Combine vanity with being a little thrifty and suspiciousness in trying new things and what is resulting is a standard culture of mediocre consumption habits.
So these are just a few reasons why I think the wine scene in Florence is lacking in certain ways after my time in San Francisco.
I will say, I did miss the generous touches and the soulful experience at the Florentine hustling bustling historic eatery. The food markets like Sant’Ambrogio- where the growers like Leo will tell you how to prepare that random seasonal produce item you never knew of. While the markets of San Francisco are bountiful, there is less of a codified, ritualistic culinary repertoire to be able to give culinary advice- if this makes sense. At least with Florence, each vegetable matches a traditional dish, and Italians have a good relationship with eating & preparing whole foods.
Maybe in Florence when someone yells at you or judges you, at least they are being honest. When a Florentine in the service industry is kind to you, it’s not because you might tip them or are faking it because it’s the cultural expectation.
Also missed were staple welcome snacks like nuts and chips and prosecco even if subpar.I will never fathom how Americans can just drink without nibbling something! YOU ALL ARE MONSTERS AND YOUR STOMACHS ARE CRYING FOR FOOD WITH ALCOHOL!
Appreciated too are the digestivi offered by the house after a gut-busting meal, and I’ve missed the approachable bills for wine and straightforward food like pizza and pasta.
It’s certainly unfair to compare a small, old-world city like Florence to a city like San Francisco- but consider them food for thought.
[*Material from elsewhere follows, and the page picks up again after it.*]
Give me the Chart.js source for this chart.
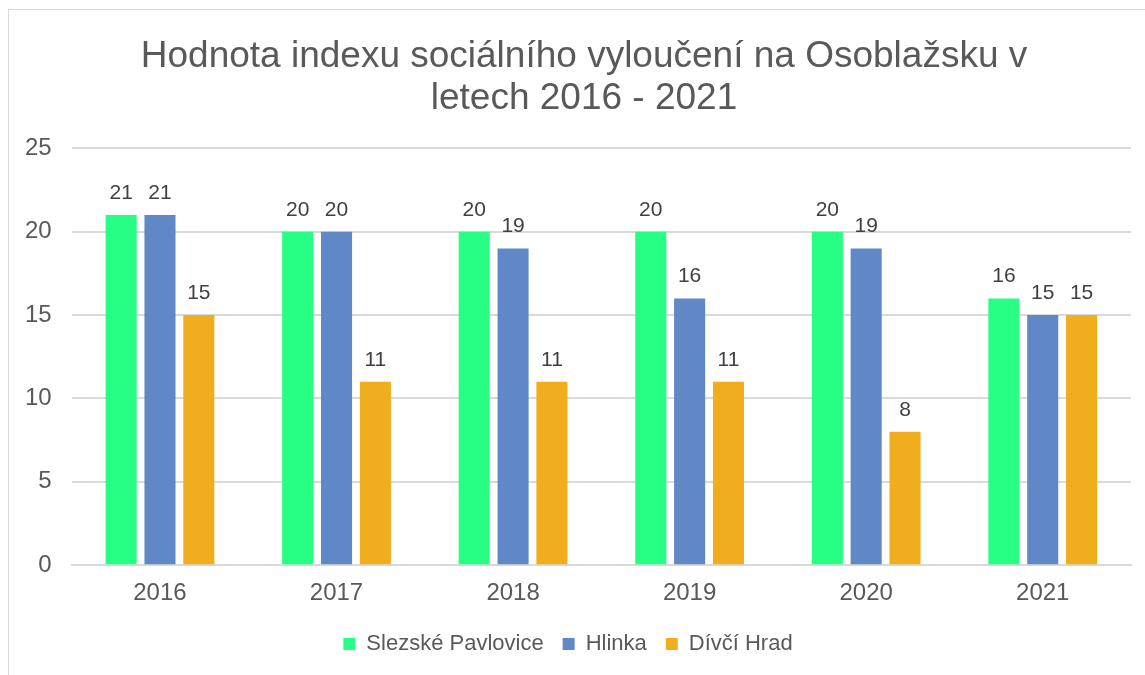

Florence is dynamic and has a considerable international community- plus there are incredibly unique, independent producers in our backyard in Tuscany- yet where the hell are they on the menus around town?
Florence, this is my challenge to you- to open up more bars like Le Volpe e L’Uva, more sommeliers like Nicola of Coquinarius and if anyone could figure out how to bring back one of those wine doors into a street wine thing- I’ll be your best customer.